Participants at the donors’ conference for Sudan Apr. 11-12 pledged the money in humanitarian assistance, reconstruction and development over period 2005-2007. This was better than the expected pledges of around 3.6 billion dollars. But delays are routine with such pledges, nor does all the money come through as promised.

Of the money pledged, about 2 billion dollars is for reconstruction and development assistance. This came as a response to needs documented in the report by the Joint Assessment Mission.

The report was prepared by the two Sudanese parties to the Comprehensive Peace Agreement (CPA) signed Jan. 9 this year – the government in Khartoum and the Sudanese Peoples Liberation Movement (SPLM) – and by the United Nations and the World Bank. The rest of the money is mainly for humanitarian and emergency assistance.

”I am very pleased with the amount that has been pledged as this demonstrates that the concern for Sudan is truly international,” Norwegian international development minister Hilde Frafjord Johnson said at the end of the conference.

Similar views were expressed by many other heads of delegates. Sudan vice- president Ali Osman Taha said the amount pledged would help his government speed up the peace agreement. SPLM chairman Dr. John Garang de Mabior said the pledge would make it imperative for the parties to start providing for basic needs for their war-torn people soon.

But while the surface mood among delegates at the close of the conference was one of satisfaction with the results, there were strong undercurrents of concern, and fear for the future of the peace agreement.

Darfur is the burning issue that has the potential to destroy the peace agreement. The violence and atrocities there continue, and the Africa Union peacekeeping force of some 2,400 men is too small to control the situation in a territory as big as France.

Many voices of concern over Darfur were raised at the conference. United Nations Secretary-General Kofi Annan urged all parties to do their utmost to end hostilities. Dr. John Garang felt that it was both a political and moral obligation for the parties to the peace agreement to do everything in their power to secure peace in Darfur.

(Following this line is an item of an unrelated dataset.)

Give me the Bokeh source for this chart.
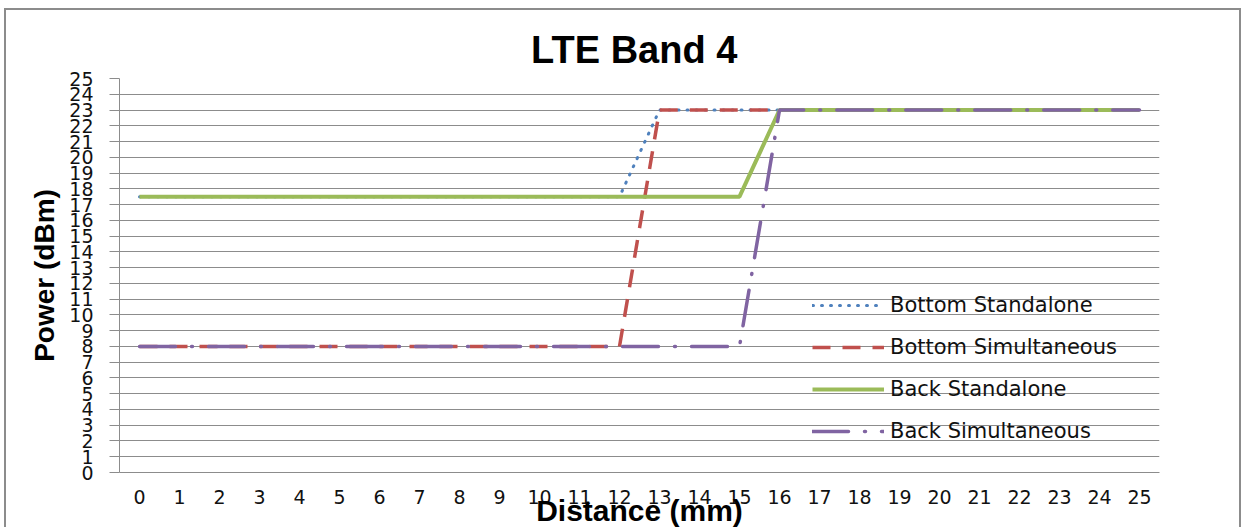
from bokeh.plotting import figure
from bokeh.models import Range1d, FixedTicker, Legend, LegendItem, FactorRange
from bokeh.embed import file_html
from bokeh.resources import INLINE

# ---- data ----
distance = [str(d) for d in range(26)]
bottom_standalone = [17.5] * 13 + [23] * 13
bottom_simultaneous = [8] * 13 + [23] * 13
back_standalone = [17.5] * 16 + [23] * 10
back_simultaneous = [8] * 16 + [23] * 10
y_ticks = list(range(26))

series_names = ["Bottom Standalone", "Bottom Simultaneous", "Back Standalone", "Back Simultaneous"]

p = figure(width=1237, height=519, x_range=FactorRange(*distance), y_range=Range1d(0, 25),
           output_backend="svg", toolbar_location=None,
           min_border_left=113, min_border_right=84, min_border_top=68, min_border_bottom=57)
p.margin = (8, 0, 0, 4)
p.styles = {"border-left": "2px solid #8c8c8c", "border-top": "2px solid #8c8c8c",
            "border-right": "2px solid #8c8c8c"}

p.title.text = "LTE  Band 4"
p.title.align = "center"
p.title.text_font = "Liberation Sans"
p.title.text_font_size = "38px"
p.title.text_font_style = "bold"
p.title.text_color = "#000000"
p.title.standoff = 16

grid_c = "#8c8c8c"
p.xgrid.visible = False
p.ygrid.grid_line_color = grid_c
p.ygrid.grid_line_width = 1
p.outline_line_color = None

p.yaxis.ticker = FixedTicker(ticks=y_ticks)
p.yaxis.axis_line_color = grid_c
p.yaxis.major_tick_line_color = grid_c
p.yaxis.major_tick_out = 10
p.yaxis.major_tick_in = 0
p.yaxis.minor_tick_line_color = None
p.yaxis.major_label_standoff = 16
p.yaxis.major_label_text_font = "DejaVu Sans"
p.yaxis.major_label_text_font_size = "19px"
p.yaxis.major_label_text_color = "#111111"
p.yaxis.axis_label = "Power (dBm)"
p.yaxis.axis_label_text_font = "Liberation Sans"
p.yaxis.axis_label_text_font_size = "28px"
p.yaxis.axis_label_text_font_style = "bold"
p.yaxis.axis_label_text_color = "#000000"
p.yaxis.axis_label_standoff = 6

p.xaxis.axis_line_color = grid_c
p.xaxis.major_tick_line_color = None
p.xaxis.major_tick_out = 0
p.xaxis.major_tick_in = 0
p.xaxis.major_label_standoff = 17
p.xaxis.major_label_text_font = "DejaVu Sans"
p.xaxis.major_label_text_font_size = "19px"
p.xaxis.major_label_text_color = "#111111"
p.xaxis.axis_label = "Distance (mm)"
p.xaxis.axis_label_text_font = "Liberation Sans"
p.xaxis.axis_label_text_font_size = "30px"
p.xaxis.axis_label_text_font_style = "bold"
p.xaxis.axis_label_text_color = "#000000"
p.xaxis.axis_label_standoff = -13

r1 = p.line(distance, bottom_standalone, line_color="#4F81BD", line_width=3,
            line_dash="1 8", line_cap="round")
r2 = p.line(distance, bottom_simultaneous, line_color="#C0504D", line_width=3.5,
            line_dash="18 12")
r3 = p.line(distance, back_standalone, line_color="#9BBB59", line_width=4)
r4 = p.line(distance, back_simultaneous, line_color="#8064A2", line_width=3.5,
            line_dash="36 16 1 16", line_cap="round")

legend = Legend(items=[LegendItem(label=n, renderers=[r]) for n, r in zip(series_names, [r1, r2, r3, r4])],
                location=(693, 29), orientation="vertical")
legend.background_fill_alpha = 0
legend.border_line_color = None
legend.padding = 0
legend.margin = 0
legend.spacing = 18
legend.glyph_width = 72
legend.glyph_height = 20
legend.label_height = 20
legend.label_standoff = 6
legend.label_text_font = "DejaVu Sans"
legend.label_text_font_size = "21px"
legend.label_text_color = "#111111"
p.add_layout(legend, "center")

open("out.html", "w").write(file_html(p, INLINE))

UN special envoy on Sudan Jan Pronk struck a more optimistic note, saying that he believed the Darfur conflict could be ended before the end of this year.

Civil Society representatives from Sudan who came to Oslo spoke of bad experiences with the present rulers in Khartoum. Several from North Sudan said their members had been imprisoned and tortured. Newspapers and associations had been banned, they said.

Women’s groups who marked a strong presence in Oslo said they were being treated as second class citizens. Violation of basic freedoms and human rights are still are the order of the day in the North and in particular in capital Khartoum, they said.

Many expressed the fear that the present government in Khartoum with its fundamentalist ideology and dictatorial ways would be unable to honour the peace agreement and to develop Sudan into a truly democratic society.

But while the women made a strong case for participation in decision- making, including a 30 percent reservation in political and official jobs, their demands are not likely to be a priority at present, Austen said.

”That’s not the sort of thing that works,” he said. ”It is hard enough for the U.S. government to have a robust dialogue with the government of Sudan. It will be enough to get the Sudanese government to respond to the basic demands first.”

Civil society representatives from the South expressed concern over the militaristic traditions of the SPLM, but they also said that their ongoing discussions with the SPLM leadership about democratisation and the role of civil society had been positive and constructive.